Le Temps partage cette analyse. «En élisant une Romande, le parlement s’offre une marge de manœuvre. Il pourra par exemple remplacer, lorsqu’il estimera avoir fait son temps, le ministre socialiste francophone Alain Berset par un Alémanique (Daniel Jositsch?) et ainsi barrer la route au camarade syndicaliste et eurosceptique Pierre-Yves Maillard. Ou alors, porter un Alémanique à la succession de l’UDC Guy Parmelin, ce qui signerait le glas des ambitions de la Genevoise Céline Amaudruz. Enfin, le parlement met la pression sur Alain Berset, doyen du Conseil fédéral, et l’invite tacitement à ne pas rester encore trop longtemps au gouvernement.»

Pas un bon jour pour la Suisse

Beaucoup de commentaires soulignent enfin que la double élection de mercredi provoque un déséquilibre au sommet de l’État fédéral, étant donné que la Suisse latine et la Suisse rurale sont surreprésentées.

«Rösti et Baume-Schneider sont tous deux des personnalités qualifiées. Malgré tout, ce mercredi n’a pas été un bon jour pour la Suisse. Le nouveau Conseil fédéral comptera désormais trois Romands et un Tessinois; Albert Rösti et Viola Amherd représentent les cantons bilingues de Berne et du Valais. La radicale Karin Keller-Sutter reste la seule Saint-Galloise. Jamais dans l’histoire la Suisse alémanique, où vit 70 pour cent de la population, n’a été aussi sous-représentée au Conseil fédéral qu’après cette élection», relève le quotidien alémanique Tages-Anzeiger.

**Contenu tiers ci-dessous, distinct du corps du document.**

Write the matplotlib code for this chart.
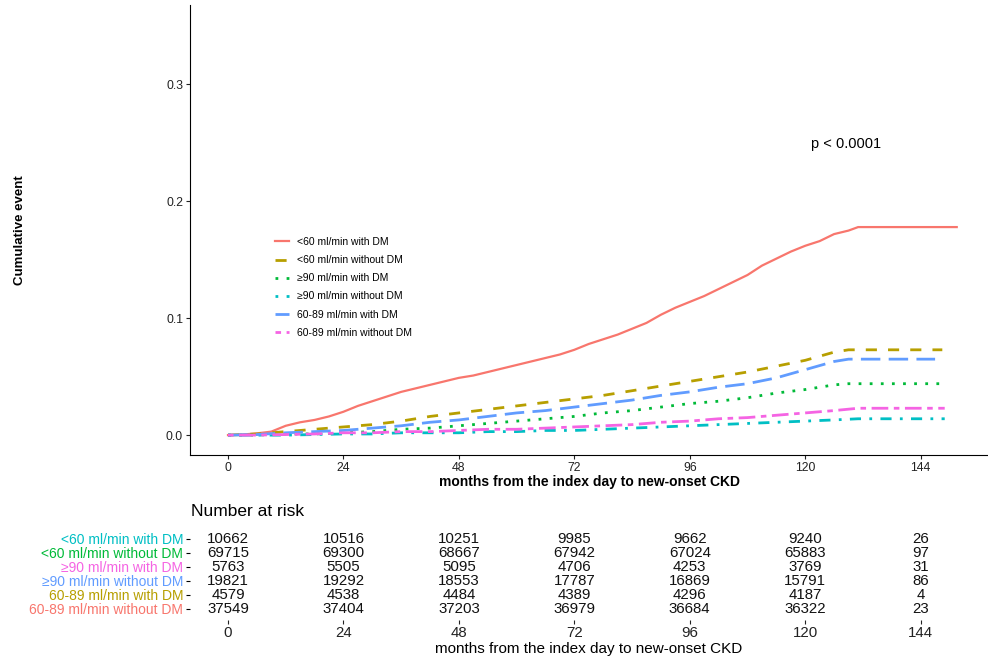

Cette vision n’est d’ailleurs pas propre à la Suisse alémanique. Dans son analyse, le responsable de la rubrique politique de la RTS remarque également ce déséquilibre. «Avec cette majorité latine, il n’est pas impossible que ce débat prenne de l’ampleur ces prochaines heures», note Rouven Gueissaz.

Contenu externe

Des voix demandent d’ores et déjà que cette situation soit corrigée lors de prochaines élections au Conseil fédéral. «À cette occasion, le Parlement devra aider la Suisse alémanique urbaine à retrouver une représentation adéquate. En tant qu’autorité électorale pour le Conseil fédéral, le législatif a une grande responsabilité. Mercredi, il ne l’a pas suffisamment assumée», estime le Tages-Anzeiger.